The suit, filed in Spokane, Washington, is on behalf of Suleiman Abdullah Salim and Mohamed Ahmed Ben Soud, as well as Gul Rahman, who froze to death in his cell. The three men were never charged with a crime, but were tortured using methods developed by Mitchell and Jessen, the suit alleges.
Some of these methods, which the suit states were inflicted on the three former prisoners, included stuffing detainees in small boxes, exposure to extreme temperatures, exposure to ear-splitting loud music, starvation and sleep deprivation. Rahman froze to death because he was forced to sit on a cold concrete floor without pants, while Salim and Soud still have psychological and physical wounds from the alleged torture, the news release said.

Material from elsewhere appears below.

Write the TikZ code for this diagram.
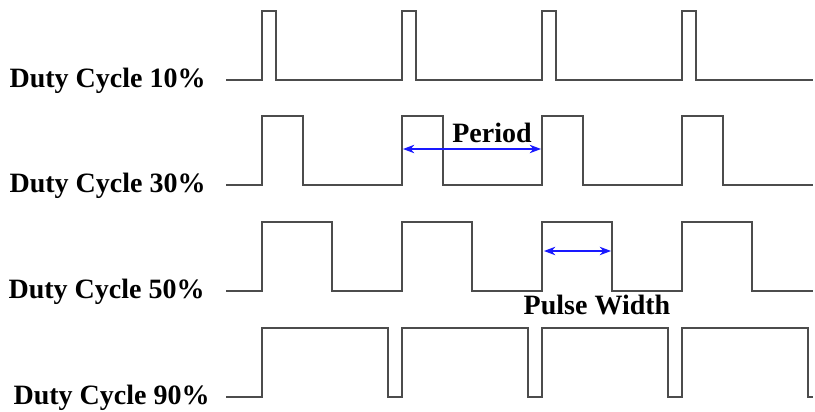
\documentclass[tikz,border=0pt]{standalone}
\usepackage{fontspec}
\setmainfont{Liberation Serif}
\usetikzlibrary{arrows.meta}
\definecolor{wave-gray}{rgb}{0.3, 0.3, 0.3}
\definecolor{arr-blue}{rgb}{0.1, 0.1, 1}

\begin{document}
\begin{tikzpicture}[x=0.5pt, y=-0.5pt]
	\tikzset{wave/.style={draw=wave-gray, line width=1pt}}
	\tikzset{lbl/.style={font=\fontsize{14}{16}\selectfont\bfseries, inner sep=0pt}}
	\tikzset{arr/.style={{Stealth[scale=1]}-{Stealth[scale=1]}, draw=arr-blue, line width=0.6pt}}
	\useasboundingbox (0,0) rectangle (815,412);
	
	% one row per duty cycle: low level / pulse width / label / label end
	\foreach \lo/\w/\dc/\le [count=\r] in {80/14/10/206, 185/41/30/206, 291/70/50/205, 397/126/90/210}{
		\draw[wave] (226,\lo) 
		foreach \k in {0,...,3}{
			-- ({262+140*\k},\lo) 
			-- ++(0,-69) 
			-- ++(\w,0) 
			-- ++(0,69)
		} -- (813,\lo);
		\node[lbl, anchor=base east] (duty\r) at (\le,\lo+7) {Duty Cycle \dc\%};
	}
	
	\coordinate (per-a) at (403,149);
	\coordinate (per-b) at (541,149);
	\draw[arr] (per-a) -- (per-b);
	\node[lbl] (period) at (492,133) {Period};
	
	\coordinate (pw-a) at (544,251);
	\coordinate (pw-b) at (611,251);
	\draw[arr] (pw-a) -- (pw-b);
	\node[lbl] (pulse) at (597,305) {Pulse Width};
\end{tikzpicture}
\end{document}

Rahman, an Afghan refugee in Pakistan, died in November 2002, less than a month he was thrown in a CIA compound northeast of Kabul, Afghanistan, the Associated Press reported. The suit alleges that Jessen assisted interrogators torturing Rahman.
Jessen declined to comment to the Washington Post on the suit, and the newspaper left an unreturned message for Mitchell. Mitchell has told Vice that he did take part in the repeated waterboarding of Khalid Sheikh Mohammed, thought to be the principal operational architect of the Sept. 11, 2001, terror attacks.
The U.S. Senate conducted a five-year investigation into the CIA’s interrogation programs after Sept. 11, which concluded the harsh interrogation measures in the end did not work.